Evolution of Quantum Discord and its Stability in Two-Qubit NMR Systems

TL;DR

This study explores how quantum discord evolves and remains stable in two-qubit NMR systems, using experimental and theoretical methods to measure and analyze quantum correlations under various conditions.

Contribution

It introduces methods for measuring quantum discord in two-qubit systems and experimentally investigates their evolution and stability in NMR setups.

Findings

Quantum discord can be cyclically increased and decreased in Werner-like states.

Dynamical decoupling preserves parts of the quantum state but not the discord.

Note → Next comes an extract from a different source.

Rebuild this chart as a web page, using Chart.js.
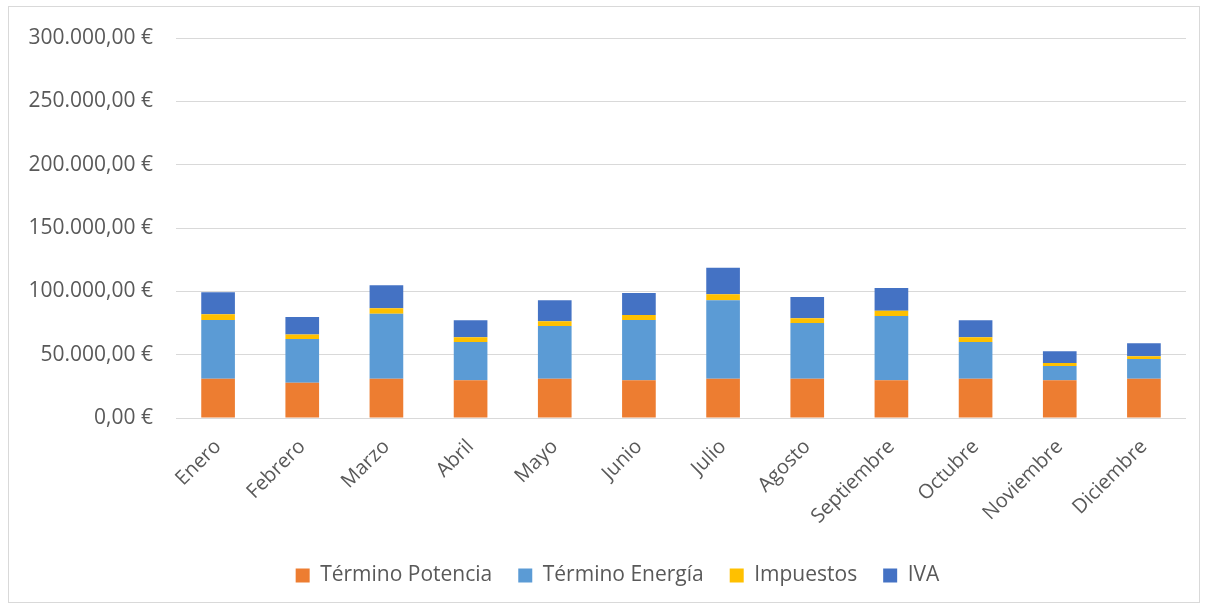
<!DOCTYPE html>
<html lang="es">
<head>
<meta charset="utf-8">
<title>Factura eléctrica mensual</title>
<script src="https://cdn.jsdelivr.net/npm/chart.js@4.4.1/dist/chart.umd.min.js"></script>
<style>
  html, body { margin: 0; padding: 0; background: #fff; overflow: hidden; }
  #marco {
    position: absolute;
    left: 8px;
    top: 6px;
    width: 1192px;
    height: 597px;
    border: 1px solid #d9d9d9;
    box-sizing: border-box;
  }
  #grafico { display: block; }
</style>
</head>
<body>
<div id="marco">
  <canvas id="grafico" width="1190" height="595"></canvas>
</div>
<script>
// ------------------ DATOS ------------------
const meses = ["Enero", "Febrero", "Marzo", "Abril", "Mayo", "Junio", "Julio",
  "Agosto", "Septiembre", "Octubre", "Noviembre", "Diciembre"];

const terminoPotencia = [31000, 27800, 31000, 29900, 31000, 29900, 31000, 31000, 29900, 31000, 29900, 31000];
const terminoEnergia  = [46400, 34600, 51400, 30100, 41700, 47500, 61900, 44000, 50600, 29000, 11200, 15500];
const impuestos       = [4500, 3500, 4200, 3700, 3700, 3900, 4700, 3700, 4250, 3700, 2400, 2300];
const iva             = [17300, 13800, 18300, 13400, 16500, 17300, 21000, 16800, 17800, 13400, 9200, 10200];

const ejeMin = 0;
const ejeMax = 300000;
const ejePaso = 50000;

// ------------------ FORMATO ------------------
// 250000 -> "250.000,00 €"
function formatoEuro(valor) {
  const partes = Math.round(valor).toString().replace(/\B(?=(\d{3})+(?!\d))/g, ".");
  return partes + ",00 €";
}

// la leyenda va un poco a la derecha del centro del lienzo
const desplazarLeyenda = {
  id: "desplazarLeyenda",
  afterLayout(chart) {
    chart.legend.left += 20;
    chart.legend.right += 20;
  },
};

// ------------------ GRAFICO ------------------
const gris = "#595959";
const fuente = "'Open Sans', 'Noto Sans', sans-serif";

const ctx = document.getElementById("grafico").getContext("2d");
new Chart(ctx, {
  type: "bar",
  data: {
    labels: meses,
    datasets: [
      { label: "Término Potencia", data: terminoPotencia, backgroundColor: "#ED7D31" },
      { label: "Término Energía", data: terminoEnergia, backgroundColor: "#5B9BD5" },
      { label: "Impuestos", data: impuestos, backgroundColor: "#FFC000" },
      { label: "IVA", data: iva, backgroundColor: "#4472C4" },
    ],
  },
  plugins: [desplazarLeyenda],
  options: {
    responsive: false,
    animation: false,
    layout: { padding: { top: 31, right: 13, bottom: 6, left: 0 } },
    datasets: {
      bar: { categoryPercentage: 0.4, barPercentage: 1, borderWidth: 0 },
    },
    scales: {
      x: {
        stacked: true,
        grid: { display: false },
        border: { display: false },
        ticks: {
          color: gris,
          font: { family: fuente, size: 20 },
          minRotation: 45,
          maxRotation: 45,
          padding: 9,
        },
        afterFit: (scale) => { scale.height = 121; },
      },
      y: {
        stacked: true,
        min: ejeMin,
        max: ejeMax,
        // marca invisible para separar las etiquetas de la cuadrícula
        grid: { color: "#d9d9d9", lineWidth: 1, drawTicks: true, tickLength: 19, tickColor: "rgba(0,0,0,0)" },
        border: { display: false },
        ticks: {
          stepSize: ejePaso,
          color: gris,
          font: { family: fuente, size: 21 },
          padding: 4,
          callback: (v) => formatoEuro(v),
        },
        afterFit: (scale) => { scale.width = 167; },
      },
    },
    plugins: {
      legend: {
        position: "bottom",
        labels: {
          color: gris,
          font: { family: fuente, size: 21 },
          boxWidth: 14,
          boxHeight: 14,
          padding: 26,
        },
      },
      tooltip: { enabled: false },
    },
  },
});
</script>
</body>
</html>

A relaxation model effectively describes discord evolution in spin-lock conditions.

Abstract

We investigate evolution of quantum correlations in ensembles of two-qubit nuclear spin systems via nuclear magnetic resonance techniques. We use discord as a measure of quantum correlations and the Werner state as an explicit example. We first introduce different ways of measuring discord and geometric discord in two-qubit systems and then describe the following experimental studies: (a) We quantitatively measure discord for Werner-like states prepared using an entangling pulse sequence. An initial thermal state with zero discord is gradually and periodically transformed into a mixed state with maximum discord. The experimental and simulated behavior of rise and fall of discord agree fairly well. (b) We examine the efficiency of dynamical decoupling sequences in preserving quantum correlations. In our experimental setup, the dynamical decoupling sequences preserved the traceless parts of the density matrices at high fidelity. But they could not maintain the purity of the quantum states and so were unable to keep the discord from decaying. (c) We observe the evolution of discord for a singlet-triplet mixed state during a radio-frequency spin-lock. A simple relaxation model describes the evolution of discord, and the accompanying evolution of fidelity of the long-lived singlet state, reasonably well.